■ PROBLEM REQUIREMENTS
Reproduce the top of the data verbatim, through and including the line that contains "5, 4, 3, 2, 1]".

■ AVAILABLE DATA
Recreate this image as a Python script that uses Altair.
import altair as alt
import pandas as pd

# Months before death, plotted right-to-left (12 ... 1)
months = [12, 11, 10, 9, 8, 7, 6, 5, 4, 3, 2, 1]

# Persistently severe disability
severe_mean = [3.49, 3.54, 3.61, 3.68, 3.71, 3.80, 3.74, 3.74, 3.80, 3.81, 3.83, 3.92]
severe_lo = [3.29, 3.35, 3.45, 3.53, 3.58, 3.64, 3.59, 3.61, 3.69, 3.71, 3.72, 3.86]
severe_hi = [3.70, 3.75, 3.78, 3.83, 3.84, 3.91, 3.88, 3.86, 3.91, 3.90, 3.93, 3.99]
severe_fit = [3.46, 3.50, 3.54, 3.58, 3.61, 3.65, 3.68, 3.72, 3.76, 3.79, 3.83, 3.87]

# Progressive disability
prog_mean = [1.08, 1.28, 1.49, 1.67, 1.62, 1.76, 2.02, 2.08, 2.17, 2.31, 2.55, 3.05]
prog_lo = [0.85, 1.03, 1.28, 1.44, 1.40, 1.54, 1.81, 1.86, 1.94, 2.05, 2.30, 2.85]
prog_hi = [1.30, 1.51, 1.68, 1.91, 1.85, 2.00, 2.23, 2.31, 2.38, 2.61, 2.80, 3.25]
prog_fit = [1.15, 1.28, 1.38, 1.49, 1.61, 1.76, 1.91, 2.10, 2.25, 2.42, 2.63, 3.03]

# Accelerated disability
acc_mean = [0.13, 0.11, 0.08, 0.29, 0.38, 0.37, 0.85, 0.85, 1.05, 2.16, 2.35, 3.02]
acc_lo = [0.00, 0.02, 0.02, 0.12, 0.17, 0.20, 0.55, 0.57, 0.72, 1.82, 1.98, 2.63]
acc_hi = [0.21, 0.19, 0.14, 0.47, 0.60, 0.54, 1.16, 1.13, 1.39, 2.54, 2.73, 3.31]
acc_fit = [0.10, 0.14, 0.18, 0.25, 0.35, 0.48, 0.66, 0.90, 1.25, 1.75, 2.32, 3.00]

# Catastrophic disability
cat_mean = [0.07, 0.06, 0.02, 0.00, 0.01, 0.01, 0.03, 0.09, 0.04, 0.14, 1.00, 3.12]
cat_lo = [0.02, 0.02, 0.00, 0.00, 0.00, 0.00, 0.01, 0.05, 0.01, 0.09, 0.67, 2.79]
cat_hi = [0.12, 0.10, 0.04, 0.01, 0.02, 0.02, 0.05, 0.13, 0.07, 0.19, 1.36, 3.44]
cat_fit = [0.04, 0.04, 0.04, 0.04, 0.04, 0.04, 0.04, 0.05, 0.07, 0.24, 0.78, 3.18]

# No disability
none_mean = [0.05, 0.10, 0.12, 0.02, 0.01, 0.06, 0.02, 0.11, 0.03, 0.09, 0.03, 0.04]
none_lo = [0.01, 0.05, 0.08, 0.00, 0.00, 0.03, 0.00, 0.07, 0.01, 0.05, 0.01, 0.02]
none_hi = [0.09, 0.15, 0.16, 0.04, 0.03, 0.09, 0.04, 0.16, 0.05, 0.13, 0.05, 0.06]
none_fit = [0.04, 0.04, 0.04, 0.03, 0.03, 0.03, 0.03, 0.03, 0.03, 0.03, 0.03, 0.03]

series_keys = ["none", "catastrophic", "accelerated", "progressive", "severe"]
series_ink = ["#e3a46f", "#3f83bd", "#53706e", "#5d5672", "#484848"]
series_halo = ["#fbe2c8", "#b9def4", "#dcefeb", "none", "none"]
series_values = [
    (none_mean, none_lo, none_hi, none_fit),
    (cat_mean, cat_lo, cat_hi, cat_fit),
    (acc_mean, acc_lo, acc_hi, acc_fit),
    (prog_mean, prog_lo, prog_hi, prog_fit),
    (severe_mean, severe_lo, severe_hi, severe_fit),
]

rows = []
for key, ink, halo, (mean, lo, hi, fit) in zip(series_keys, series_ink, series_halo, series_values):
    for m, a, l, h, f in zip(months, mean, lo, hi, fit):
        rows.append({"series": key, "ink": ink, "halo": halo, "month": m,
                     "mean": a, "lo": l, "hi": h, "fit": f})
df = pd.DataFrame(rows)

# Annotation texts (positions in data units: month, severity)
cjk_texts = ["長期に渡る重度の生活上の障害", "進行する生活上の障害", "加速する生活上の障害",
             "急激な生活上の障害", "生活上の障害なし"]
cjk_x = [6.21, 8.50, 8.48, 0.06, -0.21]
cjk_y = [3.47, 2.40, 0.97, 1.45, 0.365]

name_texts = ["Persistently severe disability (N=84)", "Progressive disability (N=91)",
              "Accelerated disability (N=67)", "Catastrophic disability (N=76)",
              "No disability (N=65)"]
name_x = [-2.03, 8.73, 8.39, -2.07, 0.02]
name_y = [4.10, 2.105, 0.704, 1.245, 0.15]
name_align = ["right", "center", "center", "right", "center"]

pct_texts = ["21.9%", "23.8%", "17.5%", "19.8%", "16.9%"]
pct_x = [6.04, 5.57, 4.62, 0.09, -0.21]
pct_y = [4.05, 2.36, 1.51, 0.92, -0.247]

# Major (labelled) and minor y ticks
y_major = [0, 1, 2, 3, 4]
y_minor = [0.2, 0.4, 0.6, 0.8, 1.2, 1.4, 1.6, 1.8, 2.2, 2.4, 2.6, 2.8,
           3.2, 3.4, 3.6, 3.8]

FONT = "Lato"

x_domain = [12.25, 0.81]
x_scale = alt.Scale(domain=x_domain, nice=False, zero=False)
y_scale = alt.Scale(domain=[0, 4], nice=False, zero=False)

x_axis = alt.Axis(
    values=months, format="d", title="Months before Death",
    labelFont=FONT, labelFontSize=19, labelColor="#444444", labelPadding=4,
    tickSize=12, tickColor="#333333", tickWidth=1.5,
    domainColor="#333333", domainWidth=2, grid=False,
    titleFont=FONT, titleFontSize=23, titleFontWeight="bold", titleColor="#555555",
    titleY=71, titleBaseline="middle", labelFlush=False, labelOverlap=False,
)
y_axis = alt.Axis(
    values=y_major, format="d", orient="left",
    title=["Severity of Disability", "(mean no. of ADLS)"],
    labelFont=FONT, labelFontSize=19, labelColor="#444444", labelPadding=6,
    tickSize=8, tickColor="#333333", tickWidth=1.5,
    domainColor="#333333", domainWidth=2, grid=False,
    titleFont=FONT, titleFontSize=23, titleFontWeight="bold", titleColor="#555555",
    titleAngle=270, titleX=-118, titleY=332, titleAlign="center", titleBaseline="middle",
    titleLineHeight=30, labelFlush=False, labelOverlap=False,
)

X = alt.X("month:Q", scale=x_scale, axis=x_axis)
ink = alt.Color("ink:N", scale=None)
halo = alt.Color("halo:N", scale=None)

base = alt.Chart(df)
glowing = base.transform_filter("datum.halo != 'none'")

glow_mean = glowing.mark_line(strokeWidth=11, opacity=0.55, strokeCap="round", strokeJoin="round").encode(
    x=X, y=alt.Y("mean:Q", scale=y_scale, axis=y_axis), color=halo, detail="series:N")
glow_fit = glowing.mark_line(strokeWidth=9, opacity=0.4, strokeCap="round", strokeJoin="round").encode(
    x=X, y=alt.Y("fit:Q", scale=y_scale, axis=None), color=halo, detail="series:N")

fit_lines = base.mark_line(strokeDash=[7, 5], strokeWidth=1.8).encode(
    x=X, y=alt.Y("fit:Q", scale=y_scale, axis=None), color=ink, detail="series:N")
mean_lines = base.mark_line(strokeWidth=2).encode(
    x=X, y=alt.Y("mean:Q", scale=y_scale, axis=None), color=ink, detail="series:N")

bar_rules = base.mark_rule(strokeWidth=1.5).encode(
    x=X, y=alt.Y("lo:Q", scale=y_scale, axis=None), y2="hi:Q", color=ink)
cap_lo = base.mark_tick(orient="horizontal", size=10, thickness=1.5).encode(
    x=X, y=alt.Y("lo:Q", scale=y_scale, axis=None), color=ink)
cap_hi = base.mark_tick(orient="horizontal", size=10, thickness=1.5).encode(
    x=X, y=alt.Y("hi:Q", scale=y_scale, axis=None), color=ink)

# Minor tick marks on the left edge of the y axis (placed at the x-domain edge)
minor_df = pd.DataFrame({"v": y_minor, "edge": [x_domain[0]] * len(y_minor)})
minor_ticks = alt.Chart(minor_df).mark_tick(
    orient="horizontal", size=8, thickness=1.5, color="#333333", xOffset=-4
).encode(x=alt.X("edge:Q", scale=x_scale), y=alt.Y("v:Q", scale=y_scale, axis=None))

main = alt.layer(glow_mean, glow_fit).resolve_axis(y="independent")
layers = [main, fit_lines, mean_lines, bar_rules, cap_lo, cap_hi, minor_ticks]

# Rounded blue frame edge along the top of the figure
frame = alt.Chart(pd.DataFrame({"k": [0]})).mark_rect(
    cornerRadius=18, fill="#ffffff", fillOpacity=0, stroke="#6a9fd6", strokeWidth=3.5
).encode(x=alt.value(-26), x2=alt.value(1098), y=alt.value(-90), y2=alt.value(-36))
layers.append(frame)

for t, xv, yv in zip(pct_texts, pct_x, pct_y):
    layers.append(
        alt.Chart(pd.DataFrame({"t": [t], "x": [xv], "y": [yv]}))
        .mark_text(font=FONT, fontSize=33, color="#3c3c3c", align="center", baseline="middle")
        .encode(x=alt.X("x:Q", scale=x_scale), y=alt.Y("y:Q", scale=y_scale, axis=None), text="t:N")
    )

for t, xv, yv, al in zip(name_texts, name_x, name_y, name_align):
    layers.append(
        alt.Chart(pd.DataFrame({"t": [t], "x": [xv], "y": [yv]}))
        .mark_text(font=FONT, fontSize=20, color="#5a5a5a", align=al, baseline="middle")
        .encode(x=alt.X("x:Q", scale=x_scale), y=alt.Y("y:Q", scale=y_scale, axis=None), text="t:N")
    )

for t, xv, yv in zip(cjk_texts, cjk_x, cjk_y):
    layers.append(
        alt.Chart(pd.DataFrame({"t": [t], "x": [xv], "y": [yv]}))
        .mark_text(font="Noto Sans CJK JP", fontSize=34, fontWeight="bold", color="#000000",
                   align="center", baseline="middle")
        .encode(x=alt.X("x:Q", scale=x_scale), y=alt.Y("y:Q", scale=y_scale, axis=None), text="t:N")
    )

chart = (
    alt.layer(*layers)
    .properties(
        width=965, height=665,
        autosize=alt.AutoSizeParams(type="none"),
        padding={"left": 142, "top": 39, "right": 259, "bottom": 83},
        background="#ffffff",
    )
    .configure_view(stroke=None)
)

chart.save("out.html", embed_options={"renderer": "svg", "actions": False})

■ RIGHT ANSWER
Recreate this image as a Python script that uses Altair.
import altair as alt
import pandas as pd

# Months before death, plotted right-to-left (12 ... 1)
months = [12, 11, 10, 9, 8, 7, 6, 5, 4, 3, 2, 1]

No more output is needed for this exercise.